Output the full listing below exactly, without the pictures.
>> BEGIN GIVEN MATERIAL
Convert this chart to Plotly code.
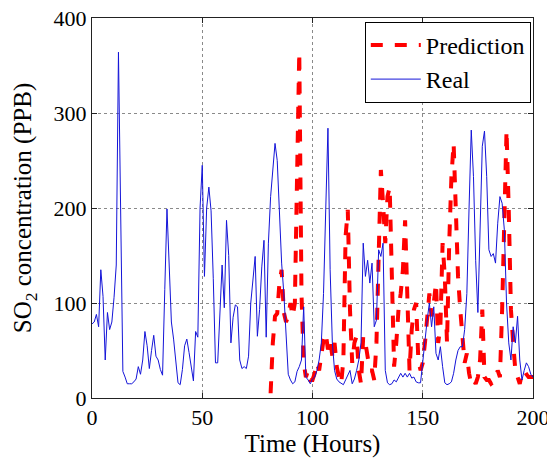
import plotly.graph_objects as go

real_hours = list(range(0, 201))
real_values = [
    78, 80, 88, 75, 135, 107, 40, 90, 72, 80,
    106, 140, 364, 200, 28, 22, 15, 15, 15, 17,
    20, 33, 25, 40, 70, 55, 31, 50, 66, 44,
    40, 30, 24, 114, 199, 140, 80, 62, 40, 16,
    14, 30, 55, 62, 48, 35, 18, 70, 64, 200,
    245, 128, 200, 222, 197, 126, 37, 37, 86, 140,
    95, 187, 150, 58, 85, 98, 96, 40, 31, 33,
    31, 44, 100, 128, 149, 65, 93, 138, 166, 64,
    163, 212, 240, 268, 250, 190, 142, 110, 60, 25,
    19, 15, 17, 28, 33, 40, 96, 22, 19, 15,
    20, 22, 29, 40, 58, 110, 198, 284, 135, 58,
    29, 20, 17, 15, 14, 19, 24, 29, 15, 20,
    29, 40, 58, 163, 128, 145, 121, 142, 75, 82,
    156, 149, 163, 29, 16, 14, 15, 19, 17, 22,
    26, 22, 26, 22, 26, 21, 22, 17, 16, 16,
    40, 57, 82, 100, 75, 96, 47, 40, 54, 33,
    16, 14, 15, 17, 26, 40, 50, 54, 54, 72,
    110, 200, 282, 233, 145, 90, 184, 265, 281, 233,
    156, 149, 152, 142, 184, 212, 205, 177, 100, 58,
    40, 75, 58, 86, 40, 19, 29, 37, 33, 25,
    22,
]

pred_hours = list(range(81, 201))
pred_values = [
    5, 58, 86, 89, 121, 135, 90, 80, 86, 100,
    86, 100, 233, 364, 110, 37, 22, 29, 19, 19,
    26, 37, 29, 47, 61, 68, 51, 61, 44, 58,
    33, 22, 15, 40, 170, 198, 93, 37, 58, 65,
    29, 15, 65, 58, 40, 29, 29, 19, 58, 135,
    240, 205, 163, 212, 222, 128, 33, 58, 93, 110,
    135, 187, 100, 29, 72, 93, 100, 40, 29, 37,
    58, 86, 110, 86, 100, 121, 58, 75, 163, 128,
    58, 163, 233, 268, 198, 128, 93, 58, 37, 47,
    26, 15, 19, 15, 22, 40, 93, 22, 19, 19,
    15, 17, 19, 29, 22, 93, 198, 282, 198, 93,
    58, 29, 22, 15, 26, 29, 25, 22, 22, 22,
]

x_ticks = [0, 50, 100, 150, 200]
y_ticks = [0, 100, 200, 300, 400]

FONT = "Liberation Serif"

fig = go.Figure()
fig.add_trace(go.Scatter(
    x=pred_hours, y=pred_values, mode="lines", name="Prediction",
    line=dict(color="#ff0000", width=4, dash="dash"),
))
fig.add_trace(go.Scatter(
    x=real_hours, y=real_values, mode="lines", name="Real",
    line=dict(color="#1414d8", width=1),
))

axis_common = dict(
    showline=True, linecolor="#222222", linewidth=1, mirror="ticks",
    ticks="inside", ticklen=5, tickcolor="#222222",
    showgrid=True, gridcolor="#8a8a8a", griddash="dot", gridwidth=1,
    zeroline=False, automargin=False, ticklabeloverflow="allow",
    tickfont=dict(family=FONT, size=22, color="black"),
)

fig.update_xaxes(
    range=[0, 200], tickvals=x_ticks, ticktext=[str(v) for v in x_ticks],
    title=dict(text="Time (Hours)", font=dict(family=FONT, size=25, color="black"), standoff=0),
    **axis_common,
)
fig.update_yaxes(
    range=[0, 400], tickvals=y_ticks, ticktext=[str(v) for v in y_ticks],
    title=dict(text="SO<sub>2</sub> concentration (PPB)", font=dict(family=FONT, size=25, color="black"), standoff=14),
    **axis_common,
)

fig.update_layout(
    width=547, height=452,
    margin=dict(l=84, r=22, t=10, b=62),
    paper_bgcolor="white", plot_bgcolor="white",
    showlegend=True,
    legend=dict(
        x=0.995, y=0.99, xanchor="right", yanchor="top",
        bgcolor="white", bordercolor="black", borderwidth=1,
        font=dict(family=FONT, size=24, color="black"),
        itemwidth=50, tracegroupgap=0,
    ),
)

fig.write_html("out.html")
>> END GIVEN MATERIAL
* _RESPONSE FOR THIS EXERCISE_:
Convert this chart to Plotly code.
import plotly.graph_objects as go

real_hours = list(range(0, 201))
real_values = [
    78, 80, 88, 75, 135, 107, 40, 90, 72, 80,
    106, 140, 364, 200, 28, 22, 15, 15, 15, 17,
    20, 33, 25, 40, 70, 55, 31, 50, 66, 44,
    40, 30, 24, 114, 199, 140, 80, 62, 40, 16,
    14, 30, 55, 62, 48, 35, 18, 70, 64, 200,
    245, 128, 200, 222, 197, 126, 37, 37, 86, 140,
    95, 187, 150, 58, 85, 98, 96, 40, 31, 33,
    31, 44, 100, 128, 149, 65, 93, 138, 166, 64,
    163, 212, 240, 268, 250, 190, 142, 110, 60, 25,
    19, 15, 17, 28, 33, 40, 96, 22, 19, 15,
    20, 22, 29, 40, 58, 110, 198, 284, 135, 58,
    29, 20, 17, 15, 14, 19, 24, 29, 15, 20,
    29, 40, 58, 163, 128, 145, 121, 142, 75, 82,
    156, 149, 163, 29, 16, 14, 15, 19, 17, 22,
    26, 22, 26, 22, 26, 21, 22, 17, 16, 16,
    40, 57, 82, 100, 75, 96, 47, 40, 54, 33,
    16, 14, 15, 17, 26, 40, 50, 54, 54, 72,
    110, 200, 282, 233, 145, 90, 184, 265, 281, 233,
    156, 149, 152, 142, 184, 212, 205, 177, 100, 58,
    40, 75, 58, 86, 40, 19, 29, 37, 33, 25,
    22,
]

pred_hours = list(range(81, 201))
pred_values = [
    5, 58, 86, 89, 121, 135, 90, 80, 86, 100,
    86, 100, 233, 364, 110, 37, 22, 29, 19, 19,
    26, 37, 29, 47, 61, 68, 51, 61, 44, 58,
    33, 22, 15, 40, 170, 198, 93, 37, 58, 65,
    29, 15, 65, 58, 40, 29, 29, 19, 58, 135,
    240, 205, 163, 212, 222, 128, 33, 58, 93, 110,
    135, 187, 100, 29, 72, 93, 100, 40, 29, 37,
    58, 86, 110, 86, 100, 121, 58, 75, 163, 128,
    58, 163, 233, 268, 198, 128, 93, 58, 37, 47,
    26, 15, 19, 15, 22, 40, 93, 22, 19, 19,
    15, 17, 19, 29, 22, 93, 198, 282, 198, 93,
    58, 29, 22, 15, 26, 29, 25, 22, 22, 22,
]

x_ticks = [0, 50, 100, 150, 200]
y_ticks = [0, 100, 200, 300, 400]

FONT = "Liberation Serif"

fig = go.Figure()
fig.add_trace(go.Scatter(
    x=pred_hours, y=pred_values, mode="lines", name="Prediction",
    line=dict(color="#ff0000", width=4, dash="dash"),
))
fig.add_trace(go.Scatter(
    x=real_hours, y=real_values, mode="lines", name="Real",
    line=dict(color="#1414d8", width=1),
))

axis_common = dict(
    showline=True, linecolor="#222222", linewidth=1, mirror="ticks",
    ticks="inside", ticklen=5, tickcolor="#222222",
    showgrid=True, gridcolor="#8a8a8a", griddash="dot", gridwidth=1,
    zeroline=False, automargin=False, ticklabeloverflow="allow",
    tickfont=dict(family=FONT, size=22, color="black"),
)

fig.update_xaxes(
    range=[0, 200], tickvals=x_ticks, ticktext=[str(v) for v in x_ticks],
    title=dict(text="Time (Hours)", font=dict(family=FONT, size=25, color="black"), standoff=0),
    **axis_common,
)
fig.update_yaxes(
    range=[0, 400], tickvals=y_ticks, ticktext=[str(v) for v in y_ticks],
    title=dict(text="SO<sub>2</sub> concentration (PPB)", font=dict(family=FONT, size=25, color="black"), standoff=14),
    **axis_common,
)

fig.update_layout(
    width=547, height=452,
    margin=dict(l=84, r=22, t=10, b=62),
    paper_bgcolor="white", plot_bgcolor="white",
    showlegend=True,
    legend=dict(
        x=0.995, y=0.99, xanchor="right", yanchor="top",
        bgcolor="white", bordercolor="black", borderwidth=1,
        font=dict(family=FONT, size=24, color="black"),
        itemwidth=50, tracegroupgap=0,
    ),
)

fig.write_html("out.html")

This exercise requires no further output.